Ms Le Pen’s support for Russia may actually be helping her at the polls among French voters long hostile to the power of the US. A submarine deal between Australia, the United Kingdom and the US, agreed last November, that scuttled what was considered a done deal between Canberra and Paris, rankled the French and resurfaced longstanding insecurities about the status of Paris within the western security hierarchy.

Mr Putin and the European populists such as Ms Le Pen also share similar hostility to immigrants, sexual minorities, and cosmopolitan values, with an emphasis on upholding Christianity and traditional family structures.

“The fact that Le Pen has not been tarnished with her association with Putin, is very indicative that the populist pro-Russian right is still popular and has traction,” said Ms Balfour.

Should Ms Le Pen win, the US, as the major force behind Nato, could reallocate resources to make up for any French withdrawal of forces.

But France, along with Germany, make up the core of the European Union, and though Ms Le Pen insists she does not advocate a Frexit, she has also said the matter could be put to a referendum. She has advocated defying EU rules and lowering French contributions to Brussels in what would amount to sabotage of the project.

“Her entire programme is incompatible with Europe as it exists,” said Mr Grunstein.

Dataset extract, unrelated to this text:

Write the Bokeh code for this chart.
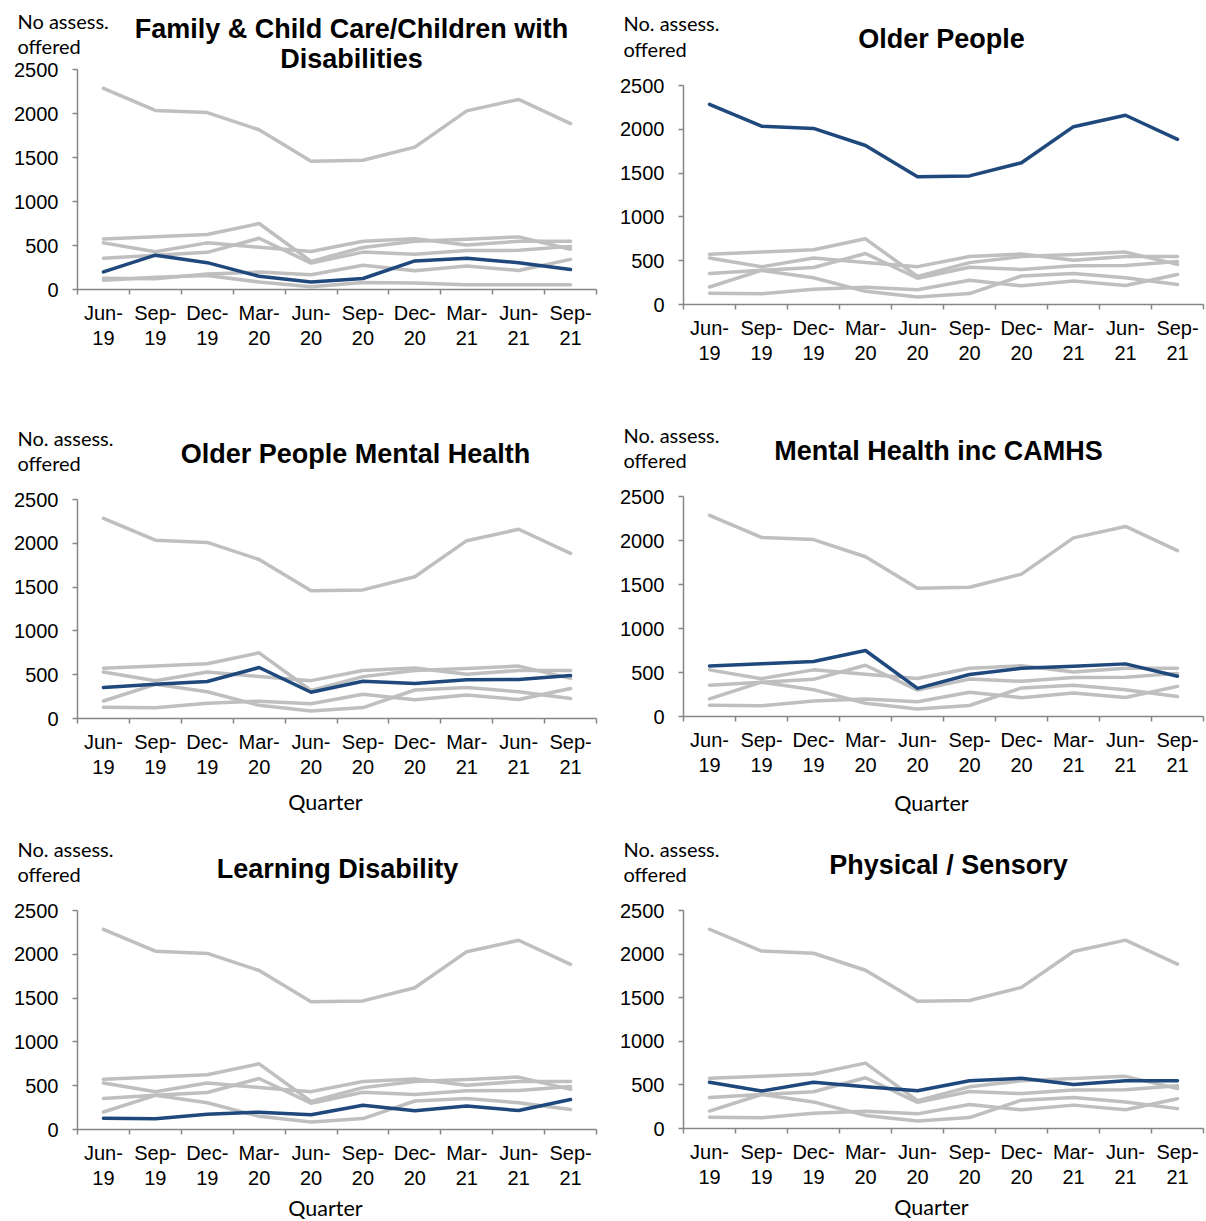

A woman passes by electoral campaign posters of Emmanuel Macron and Marine Le Pen (AFP/Getty)

Ms Balfour predicted that France under Ms Le Pen would partner with Hungary’s Viktor Orban and other like-minded political parties in Italy and elsewhere to pursue nativist agendas that could undermine the entire EU.

“These countries could very easily form a blocking minority,” she said. “They could form some consensus around policies that could be destructive to the EU.”

Ms Le Pen and Mr Macron faced off five years ago in another perilous moment after Brexit and the election of Trump. Emboldened by those victories, Mr Putin did everything in his power to get her elected in 2017, launching a social media campaign and allegedly hacking into Mr Macron’s servers. But it failed spectacularly, with Ms Le Pen winning only a third of the vote.

In 2022, the Kremlin has done less, suggesting Moscow realised its ham-handed attempts five years ago to smear Mr Macron by leaking emails from his inner circle had backfired.

Instead, Mr Macron has done much of the work for him, proposing unpopular economic policies and alienating huge swathes of the electorate with what critics describe as haughty elitism.

“Sadly, [this time] it’s more self-inflicted,” said the senior French official, when asked whether Russia was trying to tip the scales in Ms Le Pen’s favour. “This time is different. People are angry at everything.”